Start without query_optimization and add it only if you hit memory constraints during data loading.

When to adjust:

  • Database memory pressure — increase cleora_num_query_chunks (fit/embedding phase, default 1) and/or data_loading_num_query_chunks (train/validation/test/predict, default 1) to split queries into more partitions. Higher values reduce peak memory at the cost of more sequential reads. Start with 4 and increase as needed. Mid-epoch resume is unsupported when data_loading_num_query_chunks is greater than 1.
  • Faster fit stage — increase num_concurrent_features (default 4) to process more columns in parallel, reducing total fit time. Should not exceed the number of available CPU cores. If image or cleora columns are present, account for num_cpus threads per such task: keep num_concurrent_features × num_cpus ≤ available cores to avoid oversubscription.
  • Limiting CPU utilization — lower num_cpus (default 4) to restrict how many CPUs are used per column calculator at the start of the pretrain phase.

Data Partitioning

For very large event tables, you can partition the data query itself by an entity column:

yaml
- type: event
  name: transactions
  partition_column: customer_id
  partition_values_transformation: hash_mod
  ...

Set partition_column to your entity ID column and use partition_values_transformation: hash_mod to distribute entities into roughly equal chunks.
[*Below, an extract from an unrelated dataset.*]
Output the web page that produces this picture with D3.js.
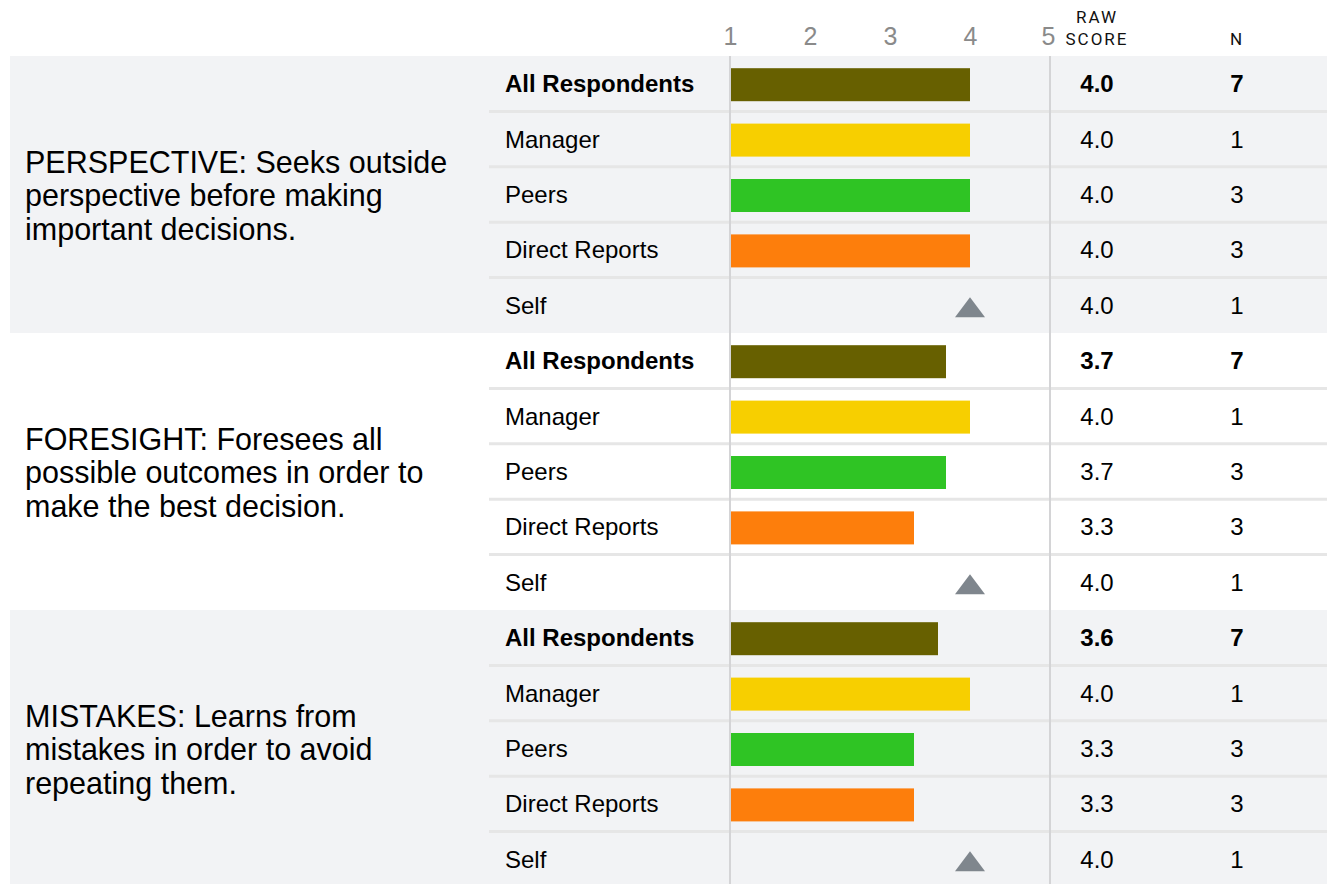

This avoids loading the entire table at once.

This is configured per data source (inside data_sources), not as a global setting.

Caching

Cache queried data locally to avoid re-reading from the database on subsequent epochs or downstream tasks:

yaml
data_params:
  cache_path: "/path/to/store/cache"

When set, BaseModel stores query results as Parquet files at the given path and reuses them for later epochs, scenario training, and inference. This is especially useful when the database connection is slow or unstable.

Cache configuration varies by data source type

cache_path in data_params applies to database-backed sources. For Parquet file sources, use the engine's own cache_path inside connection_params as described in Connect Sources.